Miami Beach investor checklist
- Confirm investment intent and keep documentation consistent with your tax filings
- Verify city rental rules, business licensing, and building leasing policies
- Review HOA financials, reserves, assessments, litigation, and insurance
- Check warrantability, owner/investor ratios, right of first refusal, and transfer fees
- Pull FEMA flood data and obtain insurance quotes that reflect wind and flood exposure
- Coordinate financing early and prepare a non‑warrantable backup plan if needed
- Deliver precise identification to the QI by day 45 and schedule closing well before day 180
- Plan for Form 8824 reporting and review boot or debt replacement calculations with your CPA
Work with the right team
A successful exchange is a team sport. Your core team should include a Qualified Intermediary, a 1031‑savvy CPA or tax attorney, a Florida real estate attorney, a title company familiar with Miami‑Dade procedures, and a lender experienced with condos and non‑warrantable projects.
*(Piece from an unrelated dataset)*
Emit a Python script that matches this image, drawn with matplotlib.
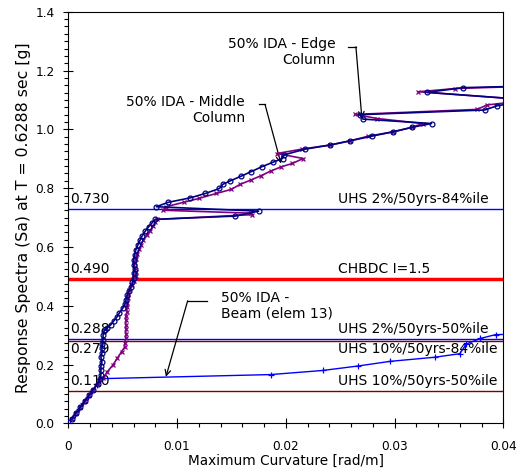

You also benefit from a local broker who knows building‑by‑building dynamics, rental policies, and the nuances that affect warrantability and resale.
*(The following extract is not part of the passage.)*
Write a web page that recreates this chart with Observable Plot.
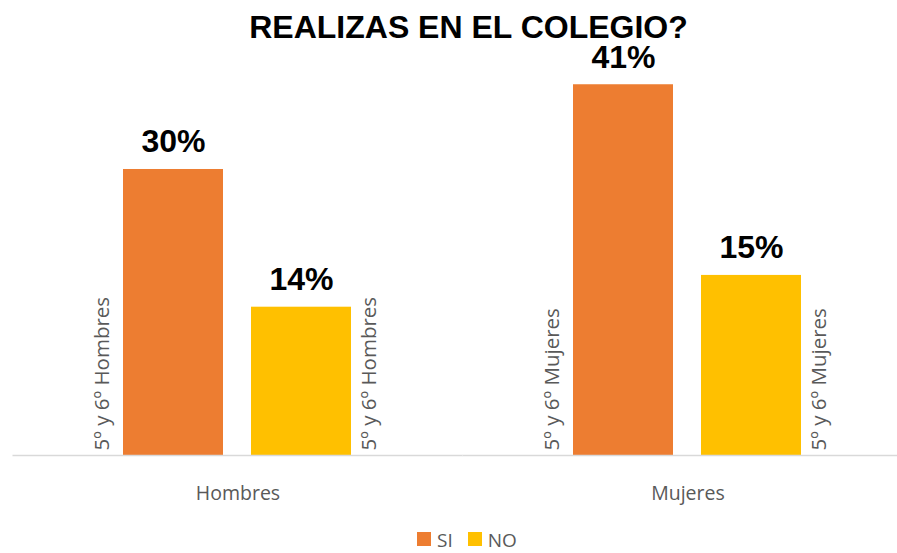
<!DOCTYPE html>
<html>
<head>
<meta charset="utf-8">
<script src="https://cdn.jsdelivr.net/npm/d3@7"></script>
<script src="https://cdn.jsdelivr.net/npm/@observablehq/plot@0.6"></script>
<style>
  body { margin: 0; background: #fff; }
  #wrap { position: relative; width: 897px; height: 553px; overflow: hidden; background: #fff; }
  #title { position: absolute; top: 0; left: 0; width: 897px; height: 46px; box-sizing: border-box;
           padding-top: 9px; padding-left: 40px; line-height: 36px; z-index: 1;
           font: bold 32px "Liberation Sans", Arial, sans-serif; text-align: center; color: #000; }
  #chart { position: absolute; top: 20px; left: 0; }
  #chart svg { display: block; }
  #legend { position: absolute; top: 531px; left: 417px; display: flex; align-items: flex-start;
            font: 19px "Open Sans", sans-serif; line-height: 18px; color: #595959; }
  #legend .sw { width: 14px; height: 14px; display: inline-block; margin-right: 6px; margin-top: 1px; }
  #legend .item { display: flex; align-items: flex-start; margin-right: 15px; }
</style>
</head>
<body>
<div id="wrap">
  <div id="chart"></div>
  <div id="title">REALIZAS EN EL COLEGIO?</div>
  <div id="legend"></div>
</div>
<script>
const categories = ["Hombres", "Mujeres"];
const series = ["SI", "NO"];
const seriesColors = ["#ED7D31", "#FFC000"];
const valuesSI = [27, 35];
const valuesNO = [14, 17];
const labelsSI = ["30%", "41%"];
const labelsNO = ["14%", "15%"];
const groupLabels = ["5º y 6º Hombres", "5º y 6º Mujeres"];

const rows = [];
categories.forEach((c, i) => {
  rows.push({category: c, series: "SI", value: valuesSI[i], label: labelsSI[i], group: groupLabels[i]});
  rows.push({category: c, series: "NO", value: valuesNO[i], label: labelsNO[i], group: groupLabels[i]});
});

const chart = Plot.plot({
  width: 897,
  height: 500,
  marginTop: 64.25,
  marginBottom: 65,
  marginLeft: 37,
  marginRight: 9,
  style: {color: "#595959", background: "transparent", fontFamily: "Open Sans"},
  fx: {domain: categories, paddingInner: 0.113, paddingOuter: 0, label: null},
  x: {domain: series, paddingInner: 0.217, paddingOuter: 0.659, axis: null},
  y: {domain: [0, 35], axis: null},
  color: {domain: series, range: seriesColors},
  marks: [
    Plot.barY(rows, {fx: "category", x: "series", y: "value", fill: "series"}),
    Plot.text(rows, {fx: "category", x: "series", y: "value", text: "label", dy: -17,
      lineAnchor: "bottom", fontSize: 32, fontWeight: "bold", fill: "black", fontFamily: "Liberation Sans"}),
    Plot.text(rows.filter(d => d.series === "SI"), {fx: "category", x: "series", frameAnchor: "bottom",
      text: "group", rotate: -90, textAnchor: "start", lineAnchor: "bottom", dx: -64.5, dy: -5,
      fontSize: 20.5, fill: "#595959", fontFamily: "Open Sans"}),
    Plot.text(rows.filter(d => d.series === "NO"), {fx: "category", x: "series", frameAnchor: "bottom",
      text: "group", rotate: -90, textAnchor: "start", lineAnchor: "top", dx: 60, dy: -5,
      fontSize: 20.5, fill: "#595959", fontFamily: "Open Sans"}),
    Plot.ruleY([0], {stroke: "#D9D9D9", strokeWidth: 1.5, insetLeft: -25.5, insetRight: -25.5}),
    Plot.axisFx({anchor: "bottom", tickSize: 0, tickPadding: 31, fontSize: 19.5, label: null,
      fill: "#595959", fontFamily: "Open Sans"})
  ]
});
document.getElementById("chart").appendChild(chart);

const legend = document.getElementById("legend");
series.forEach((s, i) => {
  const item = document.createElement("div");
  item.className = "item";
  const sw = document.createElement("span");
  sw.className = "sw";
  sw.style.background = seriesColors[i];
  const t = document.createElement("span");
  t.textContent = s;
  item.appendChild(sw);
  item.appendChild(t);
  legend.appendChild(item);
});
</script>
</body>
</html>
If you want a seasoned guide to help you target the right buildings, coordinate timelines, and keep your exchange on track, connect with Kimberly Rodstein for a private consultation.
FAQs
Can I exchange from a rental elsewhere into a Miami Beach condo?
- Yes. If both properties are held for investment or business use and you meet the 45 and 180 day deadlines, you can trade into a Miami Beach condo under Section 1031.
How strict are the 45 and 180 day 1031 deadlines?
- Very strict. You must identify in writing by day 45 and close by day 180, with both clocks running at the same time.
Do Miami Beach short‑term rentals qualify under 1031?
- Short‑term rentals can qualify when held for investment, but hotel‑like services may raise issues, so document intent and confirm rules with tax counsel.
What if my target condo is non‑warrantable?
- Financing may still be available through portfolio or private lenders, often at higher rates or larger down payments, so plan for that impact.
How does flood zone status affect a Miami Beach condo investment?
- Flood zones do not affect 1031 eligibility, but they can raise insurance costs and influence lender underwriting and cash flow.
Can I buy first and then sell in a 1031 exchange?
- Yes, through a reverse exchange where an accommodation titleholder parks the new property, but it is more complex and costly.
What local taxes and fees should I expect at closing?
- Florida charges documentary stamp taxes on deeds and mortgages and county recording fees; confirm current amounts with your title company before closing.